Namun, apa yang bisa ditawarkan oleh Buddhisme untuk menciptakan perdamaian dunia saat ini?
Selain menawarkan semangat Mahayana yang ingin membebaskan semua makhluk dari berbagai penderitaan termasuk konflik kekerasaan, Buddhisme senantiasa mendorong akan pentingnya pengendalian diri dan berbuat baik kepada siapa saja tanpa standar ganda. Tanpa adanya dorongan ini, tiadanya pengendalian diri hanya akan membuat kita merespon keadaan dengan cara yang buruk yang hasilnya malah akan membuat kita semakin menderita. Selain itu, kebaikan yang standar ganda hanya akan menyebabkan kecemburuan pihak lain dan ketidakadilan akan semakin merajalela yang akhirnya tidak ada satu pun orang yang bisa mencapai perdamaian bahkan dalam dirinya sendiri.
Nilai-nilai Buddhis yang menolong semua makhluk tanpa kecuali ini sudah seharusnya ditanamkan sejak kecil. Ajaran yang bermental ‘kami vs mereka’ sudah seharusnya disingkirkan untuk meminimalisir konflik. Jika kita merasa bahwa tindakan egois itu buruk, maka tindakan egois kolektif sudah seharusnya dipandang sebagai tindakan yang lebih buruk lagi. Oleh karena itu, ajaran dan pikiran yang mengharapkan dan mendoakan agar semua makhluk bahagia, semua tanpa kecuali, harus ditanamkan agar meminimalisir konflik kelompok.
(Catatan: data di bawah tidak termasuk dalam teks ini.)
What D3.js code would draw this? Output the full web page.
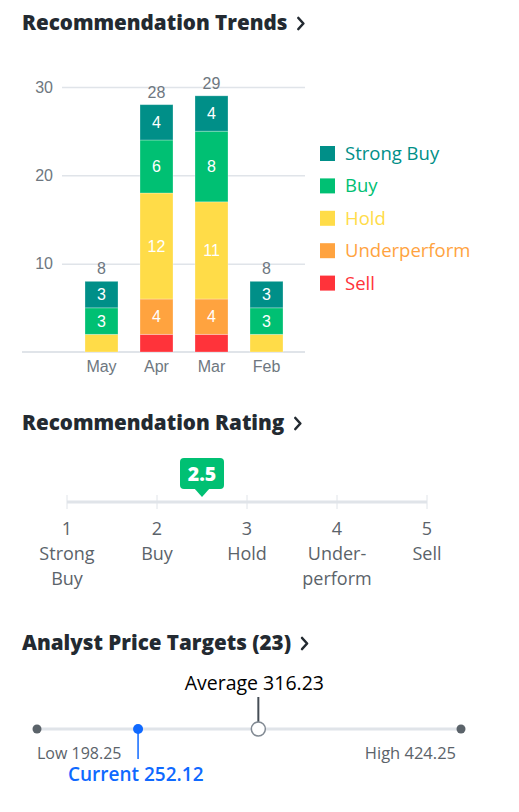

Ajaran Buddha tidak mengajarkan bahwa hanya kelompok Buddhis saja yang berhak bahagia, namun semua kelompok, semua makhluk, tanpa kecuali. Dan kebahagiaan sejati, perdamaian sejati, tidak akan tercipta tanpa kebahagiaan dan kedamaian semua makhluk. Usaha untuk mewujudkan hal ini adalah langkah yang harus diemban setahap demi setahap, segenerasi demi generasi, hingga setidaknya semua konflik dan penderitaan dapat diminimalisir agar semakin dekat kepada tujuan utopis ini.